Sólo unos pocos libros de Müller están traducidos al español, entre ellos los relatos de En tierras bajas y El hombre es un gran faisán en el mundo. La Editorial Siruela, que acaba de ganar la pulseada por los derechos en español de la Nobel, reeditó recientemente La bestia del corazón y La piel del zorro. Tímida, seria, sin aires de estrella inalcanzable, sus altos tacones para disimular su baja estatura son quizá la única coquetería que se permite. “El Nobel es un premio y está bien –aclara– , pero es algo externo, la escritura llega desde otro lugar. No puedo ser una Nobel todo el tiempo, mientras frío un huevo o voy a comprar papas al mercado.”
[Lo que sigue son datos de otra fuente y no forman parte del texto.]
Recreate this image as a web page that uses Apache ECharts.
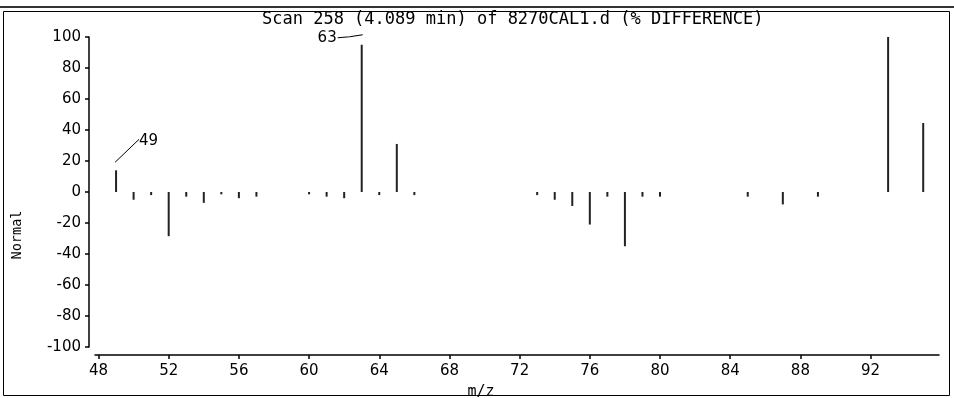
<!DOCTYPE html>
<html><head><meta charset="utf-8">
<script src="https://cdn.jsdelivr.net/npm/echarts@6/dist/echarts.min.js"></script>
<style>html,body{margin:0;padding:0;background:#fff}#c{width:954px;height:398px}</style>
</head><body><div id="c"></div>
<script>
// m/z values and % difference
const mz   = [49, 50, 51, 52, 53, 54, 55, 56, 57, 60, 61, 62, 63, 64, 65, 66, 73, 74, 75, 76, 77, 78, 79, 80, 85, 87, 89, 93, 95];
const diff = [14, -5, -2, -28.5, -3, -7, -1.5, -4, -3, -1.5, -3, -4, 95, -2, 31, -2, -2, -5, -9, -21, -3, -35, -3, -3, -3, -8, -3, 100, 44.5];
const xTicks = [48, 52, 56, 60, 64, 68, 72, 76, 80, 84, 88, 92];
const labeledMz = [49, 63];
const labeledVal = [14, 95];
const titleText = 'Scan 258 (4.089 min) of 8270CAL1.d (% DIFFERENCE)';

const barData = mz.map((m, i) => [m, diff[i]]);
const annData = labeledMz.map((m, i) => [m, labeledVal[i]]);
const mono = 'DejaVu Sans Mono';
const sans = 'DejaVu Sans';
const chart = echarts.init(document.getElementById('c'), null, {renderer: 'canvas'});
chart.setOption({
  animation: false,
  backgroundColor: '#fff',
  title: {text: titleText, left: 257, top: 6,
    textStyle: {fontFamily: mono, fontSize: 17, fontWeight: 'normal', color: '#000'}},
  grid: {left: 95, right: 15, top: 37, bottom: 51},
  xAxis: {type: 'value', min: 47.8, max: 95.9, offset: 8,
    axisLine: {onZero: false, lineStyle: {color: '#000', width: 1.5}},
    axisTick: {customValues: xTicks, length: 4, lineStyle: {color: '#000', width: 1.5}},
    axisLabel: {customValues: xTicks, margin: 9, color: '#000', fontFamily: sans, fontSize: 15},
    splitLine: {show: false}},
  yAxis: {type: 'value', min: -100, max: 100, interval: 20, offset: 6,
    axisLine: {show: true, onZero: false, lineStyle: {color: '#000', width: 1.5}},
    axisTick: {show: true, length: 4, lineStyle: {color: '#000', width: 1.5}},
    axisLabel: {margin: 8, color: '#000', fontFamily: sans, fontSize: 15},
    splitLine: {show: false}},
  graphic: [
    {type: 'line', shape: {x1: 0, y1: 7, x2: 954, y2: 7}, style: {stroke: '#333', lineWidth: 2}},
    {type: 'rect', shape: {x: 3.5, y: 11.5, width: 946, height: 384}, style: {fill: 'none', stroke: '#000', lineWidth: 1}},
    {type: 'text', x: 17, y: 235, rotation: Math.PI / 2, style: {text: 'Normal', fontFamily: mono, fontSize: 13.5, fill: '#000', align: 'center', verticalAlign: 'middle'}},
    {type: 'text', x: 481, y: 392, style: {text: 'm/z', fontFamily: mono, fontSize: 15, fill: '#000', align: 'center', verticalAlign: 'middle'}}
  ],
  series: [
    {type: 'bar', data: barData, barWidth: 2, itemStyle: {color: '#222'}, silent: true},
    {type: 'custom', data: annData, silent: true, z: 5,
      renderItem: function (params, api) {
        const p = api.coord([api.value(0), api.value(1)]);
        const lbl = String(api.value(0));
        if (params.dataIndex === 0) {
          return {type: 'group', children: [
            {type: 'line', shape: {x1: p[0] - 1, y1: p[1] - 8, x2: p[0] + 23, y2: p[1] - 31}, style: {stroke: '#000', lineWidth: 1}},
            {type: 'text', x: p[0] + 23, y: p[1] - 29, style: {text: lbl, fontFamily: sans, fontSize: 15, fill: '#000', align: 'left', verticalAlign: 'middle'}}
          ]};
        }
        return {type: 'group', children: [
          {type: 'polyline', shape: {points: [[p[0] - 24, p[1] - 7], [p[0] - 12, p[1] - 8], [p[0] + 1, p[1] - 10]]}, style: {stroke: '#000', lineWidth: 1.2, fill: 'none'}},
          {type: 'text', x: p[0] - 25, y: p[1] - 7, style: {text: lbl, fontFamily: sans, fontSize: 15, fill: '#000', align: 'right', verticalAlign: 'middle'}}
        ]};
      }}
  ]
});
</script></body></html>
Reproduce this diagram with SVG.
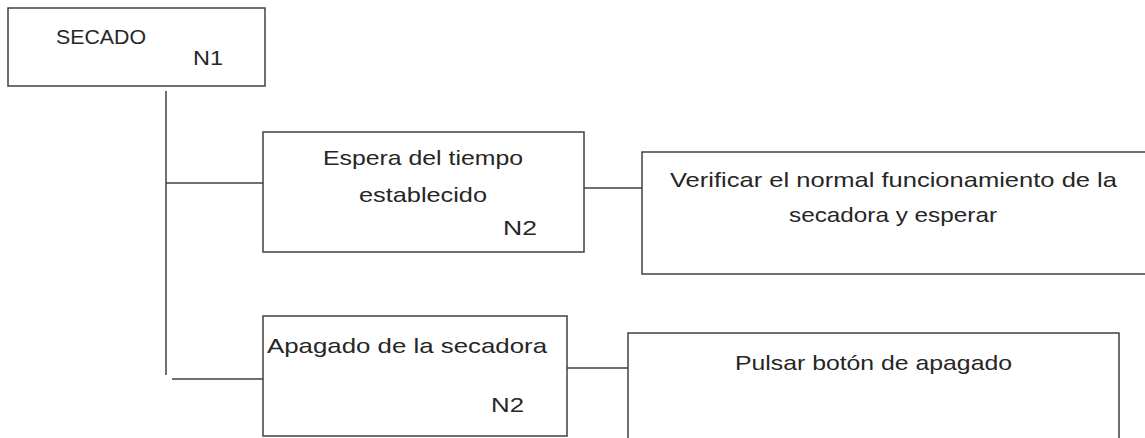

Con una celebridad tan fuera del canon, los medios sensacionalistas se la vieron en figurillas para el cotilleo. ¿Cómo traspasar la barrera de una personalidad semejante? Pues consiguiendo una entrevista con la mamá. Una mujer sencilla que ojalá opine como los lectores del periódico más vendido de Europa.
“Habiendo tantos colores, mi hija siempre se viste de negro. ¿Lo peor? Pues ya le dije que deje de fumar. Y no me hace caso.” Algo es algo. Para que nadie diga ya que no sabe quién es la Nobel.